Aus der insoweit maßgeblichen Sicht der GmbH hatte bereits das unbebaute Grundstück besonderes Gewicht für deren Betriebsführung. Es war nachweislich eigens mit der Absicht erworben worden, dort auf den individuellen Betriebszweck der GmbH zugeschnittene Gebäude zu errichten. Bereits in unbebautem Zustand war die GmbH für den Abschluß langfristiger Händlerverträge und damit die Fortsetzung ihres bisherigen Betriebs dringend auf das Grundstück angewiesen, um gegenüber dem ausländischen Vertragspartner den Anlauf der gewünschten Umstrukturierungsmaßnahmen belegen zu können. Ob das Grundstück vor Abschluß der Bebauung dann tatsächlich zu "Vorführ-" oder Lagerzwecken genutzt worden ist, hat für die Entscheidung keine Bedeutung; die bloße Nutzungsmöglichkeit reicht aus.

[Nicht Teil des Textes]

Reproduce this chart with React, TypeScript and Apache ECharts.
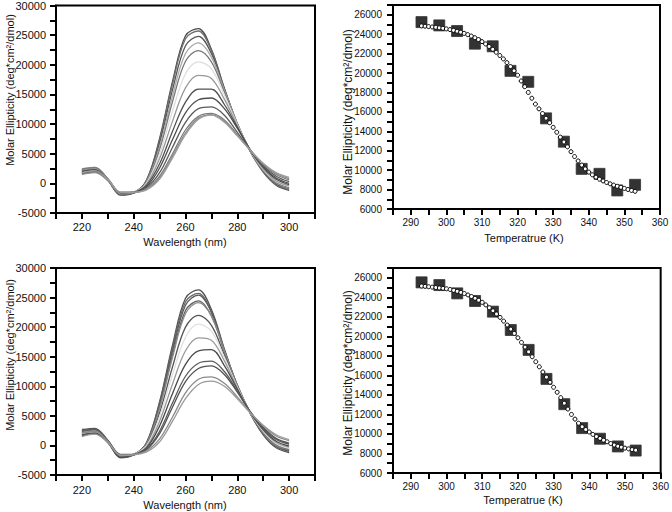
import React, { useEffect, useRef } from "react";
import * as echarts from "echarts";

// ---------- data ----------
const wavelengths = [220, 225, 230, 235, 240, 245, 250, 255, 260, 265, 270, 275, 280, 285, 290, 295, 300];

const topSpectra = [
  [2000, 2400, 600, -1800, -1600, 600, 7600, 17200, 24900, 26100, 22600, 16000, 10000, 5400, 1900, -300, -1200],
  [2300, 2600, 700, -1900, -1600, 500, 7300, 16800, 24400, 25700, 22400, 16000, 10000, 5400, 2000, -200, -1100],
  [1800, 2200, 500, -2000, -1600, 400, 6800, 15800, 23200, 24800, 21900, 15900, 10100, 5500, 2100, 0, -900],
  [2500, 2700, 800, -1700, -1500, 300, 6200, 14800, 21900, 23700, 21300, 15700, 10100, 5500, 2200, 100, -800],
  [2100, 2400, 600, -1800, -1500, 200, 5700, 13800, 20600, 22400, 20500, 15400, 10000, 5500, 2300, 200, -700],
  [1900, 2200, 600, -1700, -1500, 100, 5000, 12200, 18500, 20500, 19300, 14900, 9900, 5500, 2400, 300, -500],
  [2200, 2500, 700, -1600, -1500, -100, 4200, 10500, 16100, 18200, 17700, 14200, 9700, 5500, 2500, 400, -400],
  [1700, 2000, 500, -1900, -1600, -300, 3300, 8800, 13700, 15900, 15900, 13300, 9500, 5600, 2700, 700, -200],
  [2000, 2300, 700, -1600, -1500, -500, 2600, 7400, 11900, 14100, 14400, 12600, 9300, 5700, 2800, 900, 0],
  [1600, 2000, 600, -1700, -1600, -700, 1800, 6100, 10300, 12600, 12900, 11500, 8600, 5600, 3000, 1200, 300],
  [2400, 2700, 800, -1500, -1500, -900, 1200, 5000, 9000, 11300, 11800, 10700, 8200, 5600, 3200, 1500, 600],
  [1500, 1800, 500, -1800, -1600, -1000, 900, 4600, 8500, 11000, 11600, 10500, 8100, 5600, 3300, 1700, 800],
  [1800, 2100, 700, -1500, -1500, -1100, 700, 4300, 8200, 10800, 11500, 10300, 8000, 5600, 3400, 1800, 1000],
];
const topColors = ["#4a4a4a", "#707070", "#555555", "#aaaaaa", "#7a7a7a", "#dedede", "#9a9a9a", "#505050", "#4d4d4d", "#5a5a5a", "#7c7c7c", "#8c8c8c", "#9c9c9c"];

const bottomSpectra = [
  [2100, 2500, 600, -1900, -1600, 500, 7400, 17000, 24900, 26300, 23000, 16300, 10100, 5400, 1800, -400, -1200],
  [2500, 2800, 800, -1700, -1500, 500, 7200, 16500, 24300, 25700, 22600, 16100, 10100, 5400, 1900, -200, -1000],
  [1800, 2200, 500, -2100, -1600, 400, 6900, 16000, 23700, 25400, 22500, 16100, 10200, 5500, 2000, -100, -900],
  [2300, 2600, 700, -1800, -1500, 300, 6500, 15300, 22800, 24450, 21900, 15900, 10100, 5500, 2100, 0, -800],
  [2000, 2300, 600, -1900, -1600, 300, 6300, 14900, 22300, 24150, 21900, 16000, 10200, 5500, 2100, 0, -700],
  [2700, 2900, 900, -1600, -1500, 100, 5500, 13300, 20000, 22000, 20300, 15300, 10000, 5500, 2300, 200, -600],
  [1900, 2200, 600, -1800, -1500, 0, 4900, 12000, 18300, 20500, 19300, 14900, 9900, 5500, 2400, 300, -500],
  [2200, 2500, 700, -1700, -1500, -200, 4100, 10400, 16000, 18200, 17800, 14300, 9700, 5600, 2600, 500, -300],
  [1600, 2000, 500, -2000, -1600, -400, 3300, 8800, 13700, 16000, 16200, 13500, 9500, 5600, 2700, 700, -100],
  [2400, 2700, 800, -1500, -1500, -600, 2400, 7200, 11700, 13900, 14250, 12500, 9200, 5700, 2900, 1000, 200],
  [1800, 2100, 600, -1800, -1600, -700, 2000, 6500, 10800, 13000, 13450, 12000, 9000, 5700, 3100, 1200, 400],
  [2100, 2400, 700, -1600, -1500, -900, 1100, 4800, 8900, 11200, 11600, 10500, 8200, 5600, 3300, 1600, 800],
  [1500, 1900, 500, -1700, -1600, -1100, 600, 4100, 7900, 10300, 10870, 10000, 7900, 5500, 3400, 1800, 1000],
];
const bottomColors = ["#505050", "#6a6a6a", "#5a5a5a", "#606060", "#8a8a8a", "#555555", "#e0e0e0", "#9a9a9a", "#4a4a4a", "#5c5c5c", "#525252", "#8a8a8a", "#9a9a9a"];

const temperatures = [293, 298, 303, 308, 313, 318, 323, 328, 333, 338, 343, 348, 353];
const topMelt = [25240, 24900, 24320, 23020, 22750, 20220, 19090, 15330, 12930, 10130, 9620, 7910, 8490];
const bottomMelt = [25530, 25250, 24400, 23620, 22530, 20650, 18610, 15640, 13050, 10600, 9510, 8720, 8300];

const fitTemperatures = [
  293, 294, 295, 296, 297, 298, 299, 300, 301, 302, 303, 304, 305, 306, 307, 308, 309, 310, 311, 312,
  313, 314, 315, 316, 317, 318, 319, 320, 321, 322, 323, 324, 325, 326, 327, 328, 329, 330, 331, 332,
  333, 334, 335, 336, 337, 338, 339, 340, 341, 342, 343, 344, 345, 346, 347, 348, 349, 350, 351, 352, 353,
];
const topFit = [
  24850, 24820, 24780, 24740, 24700, 24650, 24600, 24540, 24470, 24390, 24300, 24200, 24080, 23950, 23800, 23630, 23440, 23230, 22990, 22730,
  22440, 22130, 21800, 21450, 21070, 20660, 20230, 19770, 19180, 18590, 18000, 17400, 16800, 16310, 15830, 15350, 14880, 14400, 13900, 13400,
  12900, 12400, 11900, 11400, 10950, 10520, 10130, 9800, 9520, 9280, 9070, 8890, 8730, 8590, 8460, 8340, 8230, 8120, 8010, 7910, 7820,
];
const bottomFit = [
  25150, 25120, 25080, 25040, 25000, 24960, 24920, 24870, 24800, 24710, 24610, 24500, 24380, 24240, 24080, 23900, 23700, 23480, 23220, 22930,
  22620, 22290, 21940, 21560, 21160, 20740, 20300, 19850, 19380, 18900, 18410, 17910, 17400, 16880, 16350, 15820, 15300, 14780, 14270, 13720,
  13150, 12550, 12000, 11520, 11100, 10740, 10450, 10200, 9950, 9730, 9540, 9360, 9200, 9020, 8870, 8740, 8640, 8550, 8470, 8400, 8340,
];

const wavelengthLabels = [220, 240, 260, 280, 300];
const spectraValueLabels = [-5000, 0, 5000, 10000, 15000, 20000, 25000, 30000];
const temperatureLabels = [290, 300, 310, 320, 330, 340, 350, 360];
const meltValueLabels = [6000, 8000, 10000, 12000, 14000, 16000, 18000, 20000, 22000, 24000, 26000];

const FONT = "'Liberation Sans', Arial, Helvetica, sans-serif";
const Y_TITLE = "Molar Ellipticity (deg*cm\u00B2/dmol)";

function axisBase(labels: number[], fontSize: number, margin: number) {
  return {
    type: "value" as const,
    axisLine: { show: true, onZero: false, lineStyle: { color: "#000", width: 2 } },
    axisTick: { show: true, length: 6, lineStyle: { color: "#000", width: 2 } },
    splitLine: { show: false },
    axisLabel: {
      color: "#111",
      fontSize,
      fontFamily: FONT,
      margin,
      formatter: (v: number) => (labels.includes(v) ? String(v) : ""),
    },
  };
}

export default function App() {
  const ref = useRef<HTMLDivElement>(null);
  useEffect(() => {
    if (!ref.current) return;
    const chart = echarts.init(ref.current, undefined, { renderer: "svg" });
    const grids = [
      { left: 56, top: 5, width: 259, height: 208 },
      { left: 393, top: 5, width: 267, height: 204 },
      { left: 56, top: 268, width: 259, height: 207 },
      { left: 393, top: 268, width: 268, height: 205 },
    ].map((g) => ({ ...g, show: true, borderColor: "#000", borderWidth: 2, backgroundColor: "transparent" }));

    const xAxis = [
      { ...axisBase(wavelengthLabels, 11, 8), gridIndex: 0, min: 210, max: 310, interval: 10 },
      { ...axisBase(temperatureLabels, 10, 8), gridIndex: 1, min: 285, max: 360, interval: 5 },
      { ...axisBase(wavelengthLabels, 11, 9), gridIndex: 2, min: 210, max: 310, interval: 10 },
      { ...axisBase(temperatureLabels, 10, 8), gridIndex: 3, min: 285, max: 360, interval: 5 },
    ];
    const yAxis = [
      { ...axisBase(spectraValueLabels, 11, 10), gridIndex: 0, min: -5000, max: 30000, interval: 2500 },
      { ...axisBase(meltValueLabels, 10, 11), gridIndex: 1, min: 6000, max: 27000, interval: 1000 },
      { ...axisBase(spectraValueLabels, 11, 10), gridIndex: 2, min: -5000, max: 30000, interval: 2500 },
      { ...axisBase(meltValueLabels, 10, 11), gridIndex: 3, min: 6000, max: 27000, interval: 1000 },
    ];

    const series: any[] = [];
    const addSpectra = (set: number[][], colors: string[], idx: number) => {
      set.forEach((curve, i) => {
        series.push({
          type: "line",
          xAxisIndex: idx,
          yAxisIndex: idx,
          data: wavelengths.map((w, j) => [w, curve[j]]),
          smooth: 0.35,
          showSymbol: false,
          silent: true,
          lineStyle: { width: 1.3, color: colors[i] },
        });
      });
    };
    addSpectra(topSpectra, topColors, 0);
    addSpectra(bottomSpectra, bottomColors, 2);

    const addMelt = (melt: number[], fit: number[], idx: number) => {
      series.push({
        type: "scatter",
        xAxisIndex: idx,
        yAxisIndex: idx,
        data: temperatures.map((t, j) => [t, melt[j]]),
        symbol: "rect",
        symbolSize: 11,
        silent: true,
        itemStyle: { color: "#000", borderColor: "#333", borderWidth: 1 },
        z: 2,
      });
      series.push({
        type: "line",
        xAxisIndex: idx,
        yAxisIndex: idx,
        data: fitTemperatures.map((t, j) => [t, fit[j]]),
        symbol: "circle",
        symbolSize: 4,
        showSymbol: true,
        silent: true,
        lineStyle: { width: 0, opacity: 0 },
        itemStyle: { color: "#fff", borderColor: "#000", borderWidth: 1 },
        z: 3,
      });
    };
    addMelt(topMelt, topFit, 1);
    addMelt(bottomMelt, bottomFit, 3);

    const title = (text: string, x: number, y: number, size: number, rotate: boolean) => ({
      type: "text",
      x,
      y,
      rotation: rotate ? Math.PI / 2 : 0,
      silent: true,
      style: {
        text,
        fontSize: size,
        fontFamily: FONT,
        fill: "#111",
        textAlign: "center",
        textVerticalAlign: "middle",
      },
    });

    chart.setOption({
      animation: false,
      backgroundColor: "#fff",
      grid: grids,
      xAxis,
      yAxis,
      series,
      graphic: [
        title(Y_TITLE, 10, 90, 11, true),
        title(Y_TITLE, 348, 112, 12, true),
        title(Y_TITLE, 9.5, 355, 11, true),
        title(Y_TITLE, 348, 373, 12, true),
        title("Wavelength (nm)", 185, 241.5, 11, false),
        title("Temperatrue (K)", 524, 237.5, 11, false),
        title("Wavelength (nm)", 185, 505, 11, false),
        title("Temperatrue (K)", 523, 500, 11, false),
      ],
    });
    return () => chart.dispose();
  }, []);
  return (
    <div
      ref={ref}
      style={{ position: "fixed", left: 0, top: 0, width: 672, height: 512, background: "#fff" }}
    />
  );
}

Entgegen der Auffassung des FG kommt es auch nicht darauf an, daß auch eine beliebige andere freie Fläche dieselben Dienste geleistet hätte. Denn eine sachliche Verflechtung wird nicht dadurch ausgeschlossen, daß das Betriebsunternehmen jederzeit am Markt ein für seine Belange gleichwertiges Grundstück mieten oder kaufen kann (BFH in BFHE 171, 476, BStBl II 1993, 718).

Die Sache ist spruchreif.

Das FG ist von einem zwischen den Beteiligten hinsichtlich seiner Höhe nicht streitigen Gewerbeverlust von 2.013.007 DM ausgegangen. Der Revisionsantrag der Klägerin bezieht sich auf einen festzustellenden Verlustvortrag von 1.313.007 DM. Auf die begründete Revision der Klägerin darf der Senat das angefochtene Urteil nur insoweit aufheben, als der Revisionsantrag reicht. Der Senat kann der Klägerin nicht mehr zusprechen, als sie begehrt hat (vgl. BFH-Urteil vom 31. Mai 1989 II R 110/87, BFHE 156, 566, BStBl II 1989, 733).

Die Höhe des vortragsfähigen Verlustes 1994 wird auf 1.313.007 DM festgestellt.